Given problem:
Copy exactly the lines from the beginning of the data down to and including the line holding "0.0020, 0.0019, 0.0018, 0.0017, 0.0016, 0.0016, 0.0015, 0.0015]", without any pictures.

Provided material:
════
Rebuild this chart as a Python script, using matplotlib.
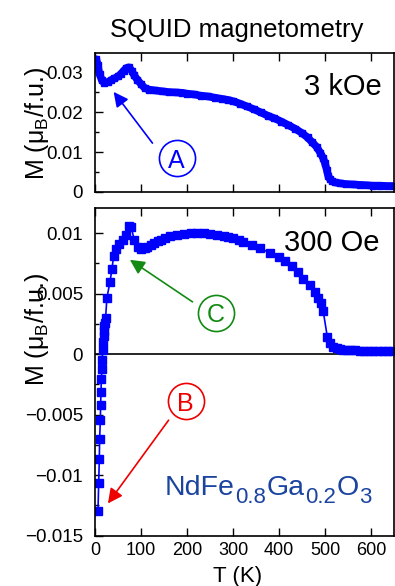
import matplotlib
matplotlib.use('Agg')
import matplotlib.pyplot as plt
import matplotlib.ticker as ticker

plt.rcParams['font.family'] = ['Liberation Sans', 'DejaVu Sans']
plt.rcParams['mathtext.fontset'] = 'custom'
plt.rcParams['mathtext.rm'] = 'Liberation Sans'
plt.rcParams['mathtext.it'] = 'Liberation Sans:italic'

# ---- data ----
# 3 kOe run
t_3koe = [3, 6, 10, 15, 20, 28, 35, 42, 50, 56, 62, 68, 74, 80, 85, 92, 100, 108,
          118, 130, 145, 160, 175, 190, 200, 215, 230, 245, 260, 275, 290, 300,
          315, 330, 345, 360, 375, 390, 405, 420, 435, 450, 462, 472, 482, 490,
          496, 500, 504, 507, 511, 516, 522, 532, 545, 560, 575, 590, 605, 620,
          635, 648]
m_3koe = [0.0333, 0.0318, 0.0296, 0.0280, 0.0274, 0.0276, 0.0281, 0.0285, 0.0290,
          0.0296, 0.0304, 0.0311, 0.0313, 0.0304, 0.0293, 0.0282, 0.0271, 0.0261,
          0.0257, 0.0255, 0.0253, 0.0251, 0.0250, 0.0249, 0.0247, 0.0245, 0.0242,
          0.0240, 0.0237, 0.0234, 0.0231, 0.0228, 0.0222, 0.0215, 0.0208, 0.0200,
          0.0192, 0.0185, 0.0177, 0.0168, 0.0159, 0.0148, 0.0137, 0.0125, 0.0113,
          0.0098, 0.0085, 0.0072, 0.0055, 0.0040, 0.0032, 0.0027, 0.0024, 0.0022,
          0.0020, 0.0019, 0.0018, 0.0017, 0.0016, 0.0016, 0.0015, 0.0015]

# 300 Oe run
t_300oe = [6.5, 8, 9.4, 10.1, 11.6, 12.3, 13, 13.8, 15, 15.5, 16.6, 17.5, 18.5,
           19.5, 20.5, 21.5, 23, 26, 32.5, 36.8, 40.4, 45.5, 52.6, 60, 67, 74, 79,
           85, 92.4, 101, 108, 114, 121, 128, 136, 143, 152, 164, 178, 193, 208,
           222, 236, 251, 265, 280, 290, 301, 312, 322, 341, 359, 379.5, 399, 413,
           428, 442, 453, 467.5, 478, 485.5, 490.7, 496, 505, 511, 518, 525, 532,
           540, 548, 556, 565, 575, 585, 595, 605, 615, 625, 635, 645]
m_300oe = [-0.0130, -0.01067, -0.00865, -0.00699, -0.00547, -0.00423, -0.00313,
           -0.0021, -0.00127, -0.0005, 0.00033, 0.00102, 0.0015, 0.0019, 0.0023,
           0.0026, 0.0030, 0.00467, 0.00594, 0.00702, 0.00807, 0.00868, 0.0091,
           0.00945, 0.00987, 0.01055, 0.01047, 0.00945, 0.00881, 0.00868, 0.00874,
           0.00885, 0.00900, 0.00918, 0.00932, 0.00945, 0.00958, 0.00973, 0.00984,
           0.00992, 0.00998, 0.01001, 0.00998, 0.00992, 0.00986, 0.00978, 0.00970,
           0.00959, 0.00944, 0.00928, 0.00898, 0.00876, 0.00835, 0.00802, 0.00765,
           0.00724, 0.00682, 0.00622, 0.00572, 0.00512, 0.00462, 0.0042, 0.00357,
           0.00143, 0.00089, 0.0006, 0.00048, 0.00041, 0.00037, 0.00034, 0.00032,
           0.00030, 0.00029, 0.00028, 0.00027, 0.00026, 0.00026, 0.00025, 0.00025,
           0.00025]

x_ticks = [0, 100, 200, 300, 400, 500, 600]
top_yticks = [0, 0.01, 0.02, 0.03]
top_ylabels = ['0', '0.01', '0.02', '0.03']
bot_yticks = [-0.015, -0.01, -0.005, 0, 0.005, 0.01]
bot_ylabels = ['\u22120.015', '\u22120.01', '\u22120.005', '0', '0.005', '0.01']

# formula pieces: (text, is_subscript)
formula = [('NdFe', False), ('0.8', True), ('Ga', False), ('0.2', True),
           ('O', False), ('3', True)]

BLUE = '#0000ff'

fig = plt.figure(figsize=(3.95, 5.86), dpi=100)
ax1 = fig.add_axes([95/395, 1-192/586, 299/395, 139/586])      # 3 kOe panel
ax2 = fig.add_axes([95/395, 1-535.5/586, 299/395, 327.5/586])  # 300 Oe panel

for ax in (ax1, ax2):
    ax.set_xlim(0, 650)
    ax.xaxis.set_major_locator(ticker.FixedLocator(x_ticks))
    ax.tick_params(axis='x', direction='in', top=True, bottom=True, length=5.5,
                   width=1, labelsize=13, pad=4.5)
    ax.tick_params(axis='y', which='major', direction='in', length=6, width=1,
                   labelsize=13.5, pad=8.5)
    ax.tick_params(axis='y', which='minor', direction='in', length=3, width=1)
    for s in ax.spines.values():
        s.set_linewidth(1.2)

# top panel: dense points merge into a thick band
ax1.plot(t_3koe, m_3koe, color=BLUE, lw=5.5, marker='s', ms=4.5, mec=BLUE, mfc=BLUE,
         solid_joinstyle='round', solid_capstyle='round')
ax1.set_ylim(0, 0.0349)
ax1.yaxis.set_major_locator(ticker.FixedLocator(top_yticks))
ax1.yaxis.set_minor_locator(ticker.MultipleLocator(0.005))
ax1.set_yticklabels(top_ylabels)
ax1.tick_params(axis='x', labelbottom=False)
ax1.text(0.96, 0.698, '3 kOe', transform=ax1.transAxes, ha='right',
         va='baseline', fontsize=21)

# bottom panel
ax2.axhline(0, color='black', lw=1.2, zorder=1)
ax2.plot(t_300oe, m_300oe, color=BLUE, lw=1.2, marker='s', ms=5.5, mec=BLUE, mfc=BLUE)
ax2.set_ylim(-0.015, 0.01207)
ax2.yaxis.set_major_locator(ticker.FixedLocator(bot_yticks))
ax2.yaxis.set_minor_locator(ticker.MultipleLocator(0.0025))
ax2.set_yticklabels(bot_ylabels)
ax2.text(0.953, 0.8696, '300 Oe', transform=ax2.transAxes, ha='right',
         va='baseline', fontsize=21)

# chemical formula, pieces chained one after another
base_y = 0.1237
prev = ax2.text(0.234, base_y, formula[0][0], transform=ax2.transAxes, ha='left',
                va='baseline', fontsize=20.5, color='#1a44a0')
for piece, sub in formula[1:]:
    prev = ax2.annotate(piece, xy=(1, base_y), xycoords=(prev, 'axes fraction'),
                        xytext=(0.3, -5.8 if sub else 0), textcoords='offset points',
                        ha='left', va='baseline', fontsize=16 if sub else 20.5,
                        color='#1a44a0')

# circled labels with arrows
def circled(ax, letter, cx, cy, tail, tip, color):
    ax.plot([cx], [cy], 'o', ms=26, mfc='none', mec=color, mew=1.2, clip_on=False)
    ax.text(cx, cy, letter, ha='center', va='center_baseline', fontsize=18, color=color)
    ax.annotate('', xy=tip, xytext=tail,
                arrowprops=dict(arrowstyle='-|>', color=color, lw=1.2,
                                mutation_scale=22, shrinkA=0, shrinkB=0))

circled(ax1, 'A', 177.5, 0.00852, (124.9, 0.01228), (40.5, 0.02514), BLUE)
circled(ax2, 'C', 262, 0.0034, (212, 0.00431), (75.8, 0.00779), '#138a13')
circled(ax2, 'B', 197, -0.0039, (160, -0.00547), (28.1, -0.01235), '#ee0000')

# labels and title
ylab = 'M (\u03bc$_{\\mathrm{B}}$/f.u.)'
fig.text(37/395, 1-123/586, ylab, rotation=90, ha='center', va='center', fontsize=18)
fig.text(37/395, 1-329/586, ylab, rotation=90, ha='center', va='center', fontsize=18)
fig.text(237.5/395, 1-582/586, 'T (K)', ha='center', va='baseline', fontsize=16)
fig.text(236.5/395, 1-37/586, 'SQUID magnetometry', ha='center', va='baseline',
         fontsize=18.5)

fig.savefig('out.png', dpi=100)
════
Finished task:
Rebuild this chart as a Python script, using matplotlib.
import matplotlib
matplotlib.use('Agg')
import matplotlib.pyplot as plt
import matplotlib.ticker as ticker

plt.rcParams['font.family'] = ['Liberation Sans', 'DejaVu Sans']
plt.rcParams['mathtext.fontset'] = 'custom'
plt.rcParams['mathtext.rm'] = 'Liberation Sans'
plt.rcParams['mathtext.it'] = 'Liberation Sans:italic'

# ---- data ----
# 3 kOe run
t_3koe = [3, 6, 10, 15, 20, 28, 35, 42, 50, 56, 62, 68, 74, 80, 85, 92, 100, 108,
          118, 130, 145, 160, 175, 190, 200, 215, 230, 245, 260, 275, 290, 300,
          315, 330, 345, 360, 375, 390, 405, 420, 435, 450, 462, 472, 482, 490,
          496, 500, 504, 507, 511, 516, 522, 532, 545, 560, 575, 590, 605, 620,
          635, 648]
m_3koe = [0.0333, 0.0318, 0.0296, 0.0280, 0.0274, 0.0276, 0.0281, 0.0285, 0.0290,
          0.0296, 0.0304, 0.0311, 0.0313, 0.0304, 0.0293, 0.0282, 0.0271, 0.0261,
          0.0257, 0.0255, 0.0253, 0.0251, 0.0250, 0.0249, 0.0247, 0.0245, 0.0242,
          0.0240, 0.0237, 0.0234, 0.0231, 0.0228, 0.0222, 0.0215, 0.0208, 0.0200,
          0.0192, 0.0185, 0.0177, 0.0168, 0.0159, 0.0148, 0.0137, 0.0125, 0.0113,
          0.0098, 0.0085, 0.0072, 0.0055, 0.0040, 0.0032, 0.0027, 0.0024, 0.0022,
          0.0020, 0.0019, 0.0018, 0.0017, 0.0016, 0.0016, 0.0015, 0.0015]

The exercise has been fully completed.